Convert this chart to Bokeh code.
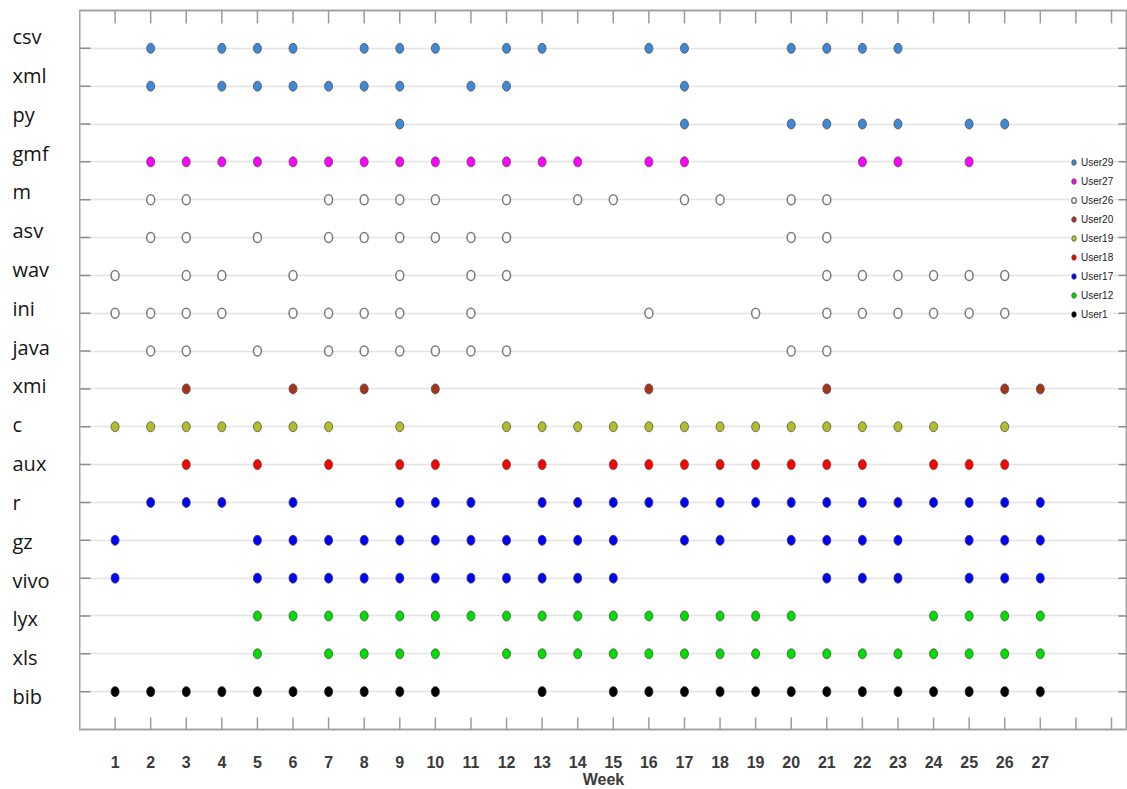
import math
from bokeh.plotting import figure
from bokeh.layouts import row
from bokeh.models import ColumnDataSource, FixedTicker, Range1d
from bokeh.core.properties import value
from bokeh.embed import file_html
from bokeh.resources import INLINE

# ---------------- data ----------------
file_types = ["csv", "xml", "py", "gmf", "m", "asv", "wav", "ini", "java",
              "xmi", "c", "aux", "r", "gz", "vivo", "lyx", "xls", "bib"]

week_ticks = list(range(1, 30))
week_labels = [str(w) for w in range(1, 28)]

csv_weeks = [2, 4, 5, 6, 8, 9, 10, 12, 13, 16, 17, 20, 21, 22, 23]
xml_weeks = [2, 4, 5, 6, 7, 8, 9, 11, 12, 17]
py_weeks = [9, 17, 20, 21, 22, 23, 25, 26]
gmf_weeks = [2, 3, 4, 5, 6, 7, 8, 9, 10, 11, 12, 13, 14, 16, 17, 22, 23, 25]
m_weeks = [2, 3, 7, 8, 9, 10, 12, 14, 15, 17, 18, 20, 21]
asv_weeks = [2, 3, 5, 7, 8, 9, 10, 11, 12, 20, 21]
wav_weeks = [1, 3, 4, 6, 9, 11, 12, 21, 22, 23, 24, 25, 26]
ini_weeks = [1, 2, 3, 4, 6, 7, 8, 9, 11, 16, 19, 21, 22, 23, 24, 25, 26]
java_weeks = [2, 3, 5, 7, 8, 9, 10, 11, 12, 20, 21]
xmi_weeks = [3, 6, 8, 10, 16, 21, 26, 27]
c_weeks = [1, 2, 3, 4, 5, 6, 7, 9, 12, 13, 14, 15, 16, 17, 18, 19, 20, 21, 22, 23, 24, 26]
aux_weeks = [3, 5, 7, 9, 10, 12, 13, 15, 16, 17, 18, 19, 20, 21, 22, 24, 25, 26]
r_weeks = [2, 3, 4, 6, 9, 10, 11, 13, 14, 15, 16, 17, 18, 19, 20, 21, 22, 23, 24, 25, 26, 27]
gz_weeks = [1, 5, 6, 7, 8, 9, 10, 11, 12, 13, 14, 15, 17, 18, 20, 21, 22, 23, 25, 26, 27]
vivo_weeks = [1, 5, 6, 7, 8, 9, 10, 11, 12, 13, 14, 15, 21, 22, 23, 25, 26, 27]
lyx_weeks = [5, 6, 7, 8, 9, 10, 11, 12, 13, 14, 15, 16, 17, 18, 19, 20, 24, 25, 26, 27]
xls_weeks = [5, 7, 8, 9, 10, 12, 13, 14, 15, 16, 17, 18, 19, 20, 21, 22, 23, 24, 25, 26, 27]
bib_weeks = [1, 2, 3, 4, 5, 6, 7, 8, 9, 10, 13, 15, 16, 17, 18, 19, 20, 21, 22, 23, 24, 25, 26, 27]

weeks_by_file = {
    "csv": csv_weeks, "xml": xml_weeks, "py": py_weeks, "gmf": gmf_weeks,
    "m": m_weeks, "asv": asv_weeks, "wav": wav_weeks, "ini": ini_weeks,
    "java": java_weeks, "xmi": xmi_weeks, "c": c_weeks, "aux": aux_weeks,
    "r": r_weeks, "gz": gz_weeks, "vivo": vivo_weeks, "lyx": lyx_weeks,
    "xls": xls_weeks, "bib": bib_weeks,
}

users = ["User29", "User27", "User26", "User20", "User19", "User18", "User17", "User12", "User1"]
user_files = {
    "User29": ["csv", "xml", "py"],
    "User27": ["gmf"],
    "User26": ["m", "asv", "wav", "ini", "java"],
    "User20": ["xmi"],
    "User19": ["c"],
    "User18": ["aux"],
    "User17": ["r", "gz", "vivo"],
    "User12": ["lyx", "xls"],
    "User1": ["bib"],
}
user_fill = {
    "User29": "#3f88d6", "User27": "#ff00ff", "User26": "#ffffff",
    "User20": "#a8331b", "User19": "#b3bd28", "User18": "#ff0000",
    "User17": "#0000ff", "User12": "#00dd00", "User1": "#000000",
}
user_line = {
    "User29": "#505050", "User27": "#505050", "User26": "#7a7a7a",
    "User20": "#505050", "User19": "#505050", "User18": "#505050",
    "User17": "#404040", "User12": "#505050", "User1": "#202020",
}

# row position: csv at top (18) ... bib at bottom (1)
n_rows = len(file_types)
row_of = {f: n_rows - i for i, f in enumerate(file_types)}
row_ticks = [row_of[f] for f in file_types]

# ---------------- layout constants ----------------
FRAME_W = 1048
FRAME_H = 719
LEFT_W = 79
TOP_B = 10
X_MAX = 29.45
Y_MAX = 19
AX = "#9c9c9c"
TICK = "#8c8c8c"

y_range = Range1d(0, Y_MAX)

# ---------------- main figure ----------------
p = figure(frame_width=FRAME_W, frame_height=FRAME_H,
           x_range=Range1d(0, X_MAX), y_range=y_range,
           y_axis_location=None,
           output_backend="svg", toolbar_location=None,
           min_border_left=0, min_border_right=0,
           min_border_top=TOP_B, min_border_bottom=50)
p.background_fill_color = "white"
p.border_fill_color = "white"
p.outline_line_color = "#a3a3a3"
p.outline_line_width = 2

p.xgrid.visible = False
p.ygrid.ticker = FixedTicker(ticks=row_ticks)
p.ygrid.grid_line_color = "#e4e4e4"
p.ygrid.grid_line_width = 1.5

xa = p.xaxis[0]
xa.ticker = FixedTicker(ticks=[int(s) for s in week_labels])
xa.major_tick_line_color = None
xa.minor_tick_line_color = None
xa.axis_line_color = None
xa.major_label_standoff = 20
xa.major_label_text_font = "'Liberation Sans Narrow', 'Liberation Sans', Arial"
xa.major_label_text_font_style = "bold"
xa.major_label_text_font_size = "16px"
xa.major_label_text_color = "#3a3a3a"
xa.axis_label = "Week"
xa.axis_label_text_font = "Liberation Sans"
xa.axis_label_text_font_style = "bold"
xa.axis_label_text_font_size = "16px"
xa.axis_label_text_color = "#3a3a3a"
xa.axis_label_standoff = 0

# inward tick marks on all four sides (half of each dash is clipped by the frame)
p.scatter(x=week_ticks, y=[Y_MAX] * len(week_ticks), marker="dash", size=26, angle=math.pi / 2,
          line_color=AX, line_width=1.5)
p.scatter(x=week_ticks, y=[0] * len(week_ticks), marker="dash", size=24, angle=math.pi / 2,
          line_color=AX, line_width=1.5)
p.scatter(x=[0] * len(row_ticks), y=row_ticks, marker="dash", size=22,
          line_color=TICK, line_width=1.5)
p.scatter(x=[X_MAX] * len(row_ticks), y=row_ticks, marker="dash", size=18,
          line_color=TICK, line_width=1.5)

# points
for u in users:
    xs, ys = [], []
    for f in user_files[u]:
        for w in weeks_by_file[f]:
            xs.append(w)
            ys.append(row_of[f])
    src = ColumnDataSource(dict(x=xs, y=ys))
    p.ellipse(x="x", y="y", width=8, height=10, width_units="screen", height_units="screen",
              source=src, fill_color=user_fill[u], line_color=user_line[u],
              line_width=1.5 if u == "User26" else 0.8, legend_label=u)

lg = p.legend[0]
lg.location = (991, 408)
lg.background_fill_color = "white"
lg.background_fill_alpha = 1
lg.border_line_color = None
lg.label_text_font = "Liberation Sans"
lg.label_text_font_size = "10px"
lg.label_text_color = "#222222"
lg.glyph_width = 7
lg.glyph_height = 8
lg.label_height = 14
lg.label_standoff = 4
lg.spacing = 5
lg.padding = 4
lg.margin = 0

# ---------------- left label strip (shares the y scale) ----------------
pl = figure(frame_width=LEFT_W, frame_height=FRAME_H,
            x_range=Range1d(0, LEFT_W), y_range=y_range,
            x_axis_location=None, y_axis_location=None,
            output_backend="svg", toolbar_location=None,
            min_border_left=0, min_border_right=0,
            min_border_top=TOP_B, min_border_bottom=0)
pl.outline_line_color = None
pl.background_fill_color = "white"
pl.border_fill_color = "white"
pl.xgrid.visible = False
pl.ygrid.visible = False

px_per_y = FRAME_H / Y_MAX
LABEL_Y0 = 33 / px_per_y
LABEL_STEP = 38.82 / px_per_y
label_src = ColumnDataSource(dict(
    x=[12] * n_rows,
    y=[LABEL_Y0 + (row_of[f] - 1) * LABEL_STEP for f in file_types],
    t=file_types,
))
pl.text(x="x", y="y", text="t", source=label_src,
        text_font=value("Open Sans"), text_font_size="20px", text_color="#151515",
        text_align="left", text_baseline="alphabetic")

layout = row(pl, p, spacing=0)
open("out.html", "w").write(file_html(layout, INLINE))
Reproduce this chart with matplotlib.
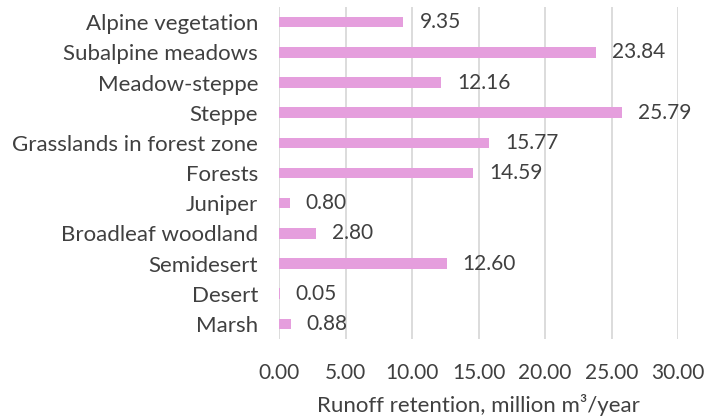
import matplotlib
matplotlib.use("Agg")
import matplotlib.pyplot as plt
from matplotlib.transforms import offset_copy

categories = ["Alpine vegetation", "Subalpine meadows", "Meadow-steppe", "Steppe",
              "Grasslands in forest zone", "Forests", "Juniper", "Broadleaf woodland",
              "Semidesert", "Desert", "Marsh"]
values = [9.35, 23.84, 12.16, 25.79, 15.77, 14.59, 0.80, 2.80, 12.60, 0.05, 0.88]
xticks = [0, 5, 10, 15, 20, 25, 30]

plt.rcParams['font.family'] = ['Lato', 'DejaVu Sans']
txt = '#404040'
fs = 16
fs_num = 15

fig = plt.figure(figsize=(7.08, 4.19), dpi=100)
ax = fig.add_axes([0.394, 0.191, 0.564, 0.792])
ypos = list(range(len(categories)))[::-1]
ax.barh(ypos, values, height=0.35, color='#E59EDD', zorder=3)
ax.set_ylim(-0.5, len(categories) - 0.5)
ax.set_xlim(0, 30)
ax.set_xticks(xticks)
ax.set_xticklabels([f"{t:.2f}" for t in xticks], color=txt, fontsize=fs_num)
ax.set_yticks(ypos)
ax.set_yticklabels(categories, color=txt, fontsize=fs)
ax.tick_params(axis='x', length=0, pad=17)
ax.tick_params(axis='y', length=0, pad=15)
for s in ax.spines.values():
    s.set_visible(False)
ax.grid(axis='x', color='#D9D9D9', linewidth=1.3, zorder=0)
ax.set_xlabel("Runoff retention, million m³/year", color=txt, fontsize=fs, labelpad=8)
tr = offset_copy(ax.transData, fig=fig, x=16 * 72 / 100, y=0, units='points')
for y, v in zip(ypos, values):
    ax.text(v, y, f"{v:.2f}", transform=tr, va='center', ha='left', color=txt, fontsize=fs_num)
fig.savefig("out.png", dpi=100)
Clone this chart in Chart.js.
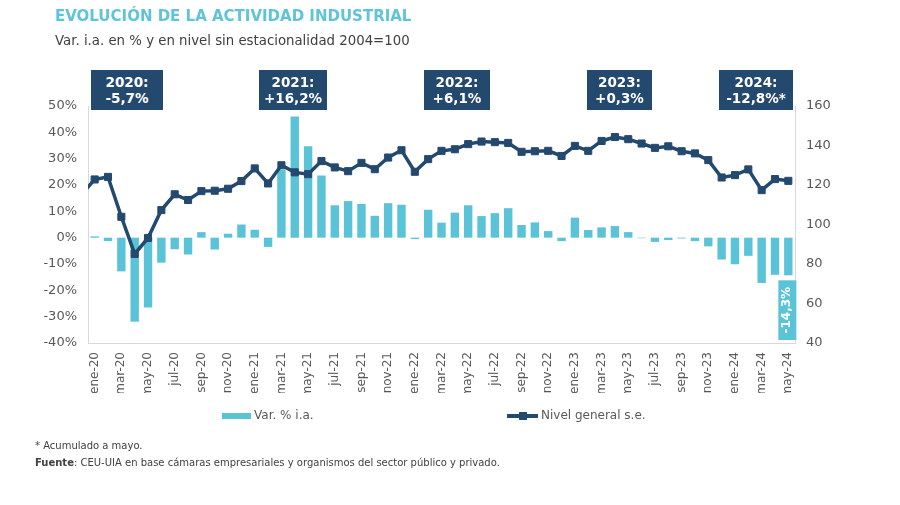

——————

# Instruction
Copy only the lines above from the one containing "Reproduce this chart with matplotlib." through the one containing "fs_num = 15", both included. Leave out the pictures.

# Solved problem
Reproduce this chart with matplotlib.
import matplotlib
matplotlib.use("Agg")
import matplotlib.pyplot as plt
from matplotlib.transforms import offset_copy

categories = ["Alpine vegetation", "Subalpine meadows", "Meadow-steppe", "Steppe",
              "Grasslands in forest zone", "Forests", "Juniper", "Broadleaf woodland",
              "Semidesert", "Desert", "Marsh"]
values = [9.35, 23.84, 12.16, 25.79, 15.77, 14.59, 0.80, 2.80, 12.60, 0.05, 0.88]
xticks = [0, 5, 10, 15, 20, 25, 30]

plt.rcParams['font.family'] = ['Lato', 'DejaVu Sans']
txt = '#404040'
fs = 16
fs_num = 15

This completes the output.